Getting closer, but the code still does not address the following points:

  1. Get a statistical distribution of pos_weights based on the transforms that will be applied during training.
  2. Replace any inf and NaN values with some appropriate pos_weight, just in case that pixel gets triggered as an outlier from the transforms during a training round.

In order to achieve 1, you can use something like:

for k in range(100):
    for i in range(len(train_y)):
        ...

You’ll need to also call your actual train data loader, so you can get a distribution of the transformed outputs:

negs = torch.zeros((1, 256, 256)) #make sure the size here matches the dims and sizes for 1 image
posv = torch.zeros((1, 256, 256))

for k in range(100):
    for i, (data, target) in enumerate(train_loader):
        negatives = target == 0
        positives = target == 1
        negs += negatives.sum(dim=0)
        posv += positives.sum(dim=0)

pos_weight = negs/posv

And for addressing point number 2, see here:

wait i got confused, so the pos weight is calculated for the transformed dataset right?

I don’t know of any standard approach to this type of problem.

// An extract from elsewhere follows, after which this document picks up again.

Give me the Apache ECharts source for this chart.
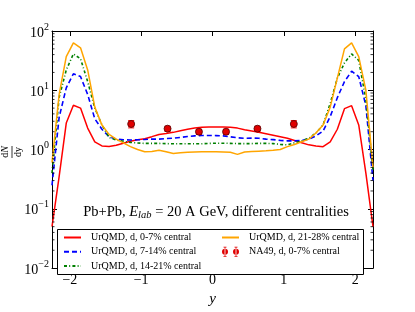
<!DOCTYPE html>
<html><head><meta charset="utf-8">
<script src="https://cdn.jsdelivr.net/npm/echarts@6/dist/echarts.min.js"></script>
<style>html,body{margin:0;padding:0;background:#fff}#c{width:415px;height:312px}</style>
</head><body><div id="c"></div>
<script>
// ---- data ----
const rapidity = [-2.25,-2.15,-2.05,-1.95,-1.85,-1.75,-1.65,-1.55,-1.45,-1.35,-1.25,-1.15,-1.05,-0.95,-0.85,-0.75,-0.65,-0.55,-0.45,-0.35,-0.25,-0.15,-0.05,
  0.05,0.15,0.25,0.35,0.45,0.55,0.65,0.75,0.85,0.95,1.05,1.15,1.25,1.35,1.45,1.55,1.65,1.75,1.85,1.95,2.05,2.15,2.25];
const central0to7 = [0.05,0.35,2.8,5.6,5.0,2.3,1.35,1.15,1.13,1.18,1.28,1.38,1.46,1.52,1.65,1.8,1.86,1.95,2.08,2.2,2.3,2.38,2.4,
  2.4,2.4,2.38,2.3,2.15,2.05,1.95,1.85,1.75,1.65,1.55,1.42,1.3,1.2,1.15,1.12,1.35,2.2,4.9,5.5,2.6,0.4,0.05];
const central7to14 = [0.25,3.5,11,19,17,8.5,3.3,2.2,1.65,1.5,1.46,1.45,1.46,1.48,1.5,1.5,1.53,1.56,1.6,1.66,1.7,1.73,1.73,
  1.72,1.7,1.64,1.58,1.55,1.56,1.55,1.5,1.47,1.43,1.4,1.4,1.42,1.5,1.7,2.05,3.6,7.5,14,21,17,5.5,0.3];
const central14to21 = [0.4,7.6,22,41,34,14,5,2.6,1.6,1.45,1.38,1.32,1.29,1.27,1.27,1.27,1.26,1.25,1.25,1.25,1.25,1.25,1.27,
  1.28,1.28,1.27,1.26,1.26,1.26,1.27,1.27,1.26,1.22,1.2,1.3,1.4,1.55,1.9,2.6,6,16,29,41,32,7,0.45];
const central21to28 = [0.6,8.5,37,63,52,22,5.2,2.6,1.8,1.5,1.3,1.12,1.0,0.92,0.93,0.97,0.92,0.86,0.88,0.9,0.91,0.92,0.92,
  0.92,0.91,0.9,0.83,0.91,0.93,0.94,0.95,0.97,1.0,1.12,1.22,1.35,1.5,1.9,2.6,5.2,16,50,63,37,10,0.5];
const na49Rapidity = [-1.14,-0.63,-0.19,0.19,0.63,1.14];
const na49Value = [2.7,2.25,2.0,2.0,2.25,2.7];
const na49Error = [0.38,0.22,0.2,0.2,0.22,0.38];
const seriesNames = ['UrQMD, d, 0-7% central','UrQMD, d, 7-14% central','UrQMD, d, 14-21% central','UrQMD, d, 21-28% central','NA49, d, 0-7% central'];
const xTickLabels = [-2,-1,0,1,2];
const yTickLabels = [0.01,0.1,1,10,100];

// ---- chart ----
const FONT = 'Liberation Serif';
const xMin = -2.25, xMax = 2.25, yMin = 0.01, yMax = 100;
const minorTicks = [];
for (let e = -2; e < 2; e++) for (let m = 2; m <= 9; m++) minorTicks.push(m * Math.pow(10, e));

const chart = echarts.init(document.getElementById('c'));

function lineSeries(name, values, color, type, width) {
  return {
    name, type: 'line', data: rapidity.map((x, i) => [x, values[i]]),
    symbol: 'none', showSymbol: false, silent: true, z: 3,
    lineStyle: { color, width, type }, itemStyle: { color }
  };
}
const sup = v => { const e = Math.round(Math.log10(v)); return '{b|10}{s|' + (e < 0 ? '\u2212' + (-e) : e) + '}'; };
const xfmt = v => (xTickLabels.indexOf(Math.round(v * 1000) / 1000) < 0 ? '' : (v < 0 ? '\u2212' + (-v) : '' + v));

const tickIn = { show: true, inside: true, length: 5, lineStyle: { color: '#000', width: 1 } };
const axisLine = { show: true, onZero: false, lineStyle: { color: '#000', width: 1 } };

const legendText = { fontFamily: FONT, fontSize: 10, color: '#000', padding: [0, 0, 0, 5] };
const naIcon = 'path://M0,5a3,3 0 1,0 6,0a3,3 0 1,0 -6,0z M2.6,0h0.8v10h-0.8z M1.5,0h3v0.8h-3z M1.5,9.2h3v0.8h-3z M11,5a3,3 0 1,0 6,0a3,3 0 1,0 -6,0z M13.6,0h0.8v10h-0.8z M12.5,0h3v0.8h-3z M12.5,9.2h3v0.8h-3z';

chart.setOption({
  animation: false,
  grid: { left: 52, right: 42, top: 31, bottom: 33, containLabel: false },
  xAxis: [
    { type: 'value', min: xMin, max: xMax, splitNumber: 5, position: 'bottom',
      axisLine, axisTick: tickIn, splitLine: { show: false },
      axisLabel: { formatter: xfmt, fontFamily: FONT, fontSize: 14, color: '#000', margin: 5 },
      name: 'y', nameLocation: 'middle', nameGap: 23,
      nameTextStyle: { fontFamily: FONT, fontSize: 15, fontStyle: 'italic', color: '#000' } },
    { type: 'value', min: xMin, max: xMax, splitNumber: 5, position: 'top',
      axisLine, axisTick: tickIn, splitLine: { show: false }, axisLabel: { show: false } }
  ],
  yAxis: [
    { type: 'log', logBase: 10, min: yMin, max: yMax, position: 'left',
      axisLine, axisTick: tickIn, splitLine: { show: false },
      axisLabel: { formatter: sup, margin: 3, color: '#000',
        rich: { b: { fontFamily: FONT, fontSize: 14, color: '#000', padding: [4, 0, 0, 0] },
                s: { fontFamily: FONT, fontSize: 10, color: '#000', padding: [0, 0, 8, 0] } } } },
    { type: 'log', logBase: 10, min: yMin, max: yMax, position: 'right',
      axisLine, axisTick: tickIn, splitLine: { show: false }, axisLabel: { show: false } }
  ],
  legend: [
    { data: seriesNames.slice(0, 3), orient: 'vertical', left: 63, top: 232.5, padding: 0, z: 12,
      itemWidth: 17, itemHeight: 10, itemGap: 4.3, selectedMode: false,
      itemStyle: { opacity: 0 }, textStyle: legendText },
    { data: [{ name: seriesNames[3], itemStyle: { opacity: 0 } }, { name: seriesNames[4], icon: naIcon }],
      orient: 'vertical', left: 221, top: 232.5, padding: 0, z: 12,
      itemWidth: 17, itemHeight: 10, itemGap: 4.3, selectedMode: false, textStyle: legendText }
  ],
  graphic: [
    { type: 'rect', shape: { x: 57.5, y: 229.5, width: 306, height: 45 }, style: { fill: '#fff', stroke: '#000', lineWidth: 1 }, z: 5, silent: true },
    { type: 'text', x: 216, y: 212, z: 20, silent: true,
      style: { text: '{n|Pb+Pb, }{i|E}{sub|lab}{n| = 20 A GeV, different centralities}', align: 'center', verticalAlign: 'middle',
        rich: { n: { fontFamily: FONT, fontSize: 14.5, fill: '#000' },
                i: { fontFamily: FONT, fontSize: 14.5, fontStyle: 'italic', fill: '#000' },
                sub: { fontFamily: FONT, fontSize: 10.5, fontStyle: 'italic', fill: '#000', padding: [6, 0, 0, 0] } } } },
    { type: 'group', x: 12, y: 152, rotation: Math.PI / 2, silent: true, children: [
      { type: 'text', x: 0, y: -1.5, style: { text: '{r|d}{i|N}', align: 'center', verticalAlign: 'bottom',
          rich: { r: { fontFamily: FONT, fontSize: 10, fill: '#000' }, i: { fontFamily: FONT, fontSize: 10, fontStyle: 'italic', fill: '#000' } } } },
      { type: 'line', shape: { x1: -6, y1: 0, x2: 6, y2: 0 }, style: { stroke: '#000', lineWidth: 0.8 } },
      { type: 'text', x: 0, y: 1, style: { text: 'dy', fontFamily: FONT, fontSize: 10, fill: '#000', align: 'center', verticalAlign: 'top' } }
    ] }
  ],
  series: [
    lineSeries(seriesNames[0], central0to7, '#ff0000', 'solid', 1.5),
    lineSeries(seriesNames[1], central7to14, '#0000ff', [5, 3], 1.6),
    lineSeries(seriesNames[2], central14to21, '#008000', [3, 2.2, 1, 2.2], 1.6),
    lineSeries(seriesNames[3], central21to28, '#ffa500', 'solid', 1.5),
    { name: seriesNames[4], type: 'custom', silent: true, z: 4, itemStyle: { color: '#e00000' },
      data: na49Rapidity.map((x, i) => [x, na49Value[i], na49Error[i]]),
      encode: { x: 0, y: 1 },
      renderItem: (p, api) => {
        const x = api.value(0), v = api.value(1), e = api.value(2);
        const c = api.coord([x, v]), t = api.coord([x, v + e]), b = api.coord([x, v - e]);
        const st = { stroke: '#ff0000', lineWidth: 1 };
        return { type: 'group', children: [
          { type: 'line', shape: { x1: c[0], y1: t[1], x2: c[0], y2: b[1] }, style: st },
          { type: 'line', shape: { x1: c[0] - 3, y1: t[1], x2: c[0] + 3, y2: t[1] }, style: st },
          { type: 'line', shape: { x1: c[0] - 3, y1: b[1], x2: c[0] + 3, y2: b[1] }, style: st },
          { type: 'circle', shape: { cx: c[0], cy: c[1], r: 3.5 }, style: { fill: '#e00000', stroke: '#500000', lineWidth: 0.8 } }
        ] };
      } },
    { type: 'custom', silent: true, z: 6, clip: false,
      data: minorTicks.map(v => [0, v]), encode: { x: 0, y: 1 },
      renderItem: (p, api) => {
        const v = api.value(1);
        const l = api.coord([xMin, v]), r = api.coord([xMax, v]);
        const st = { stroke: '#000', lineWidth: 0.8 };
        return { type: 'group', children: [
          { type: 'line', shape: { x1: l[0], y1: l[1], x2: l[0] + 2.5, y2: l[1] }, style: st },
          { type: 'line', shape: { x1: r[0] - 2.5, y1: r[1], x2: r[0], y2: r[1] }, style: st }
        ] };
      } }
  ]
});
</script></body></html>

If you’ve found something that works and gives you the desired performance, then additional tweaks, like the one suggested, may be irrelevant.

Here was the reasoning for including transformed data in the pos_weight:

It should represent the data the model is trained on. But seeing as your dataset is very small, additional considerations may be necessary.

ah thankyou for your suggestion, but i think it’s not a good solution in my case, i’d try something else, thanks again!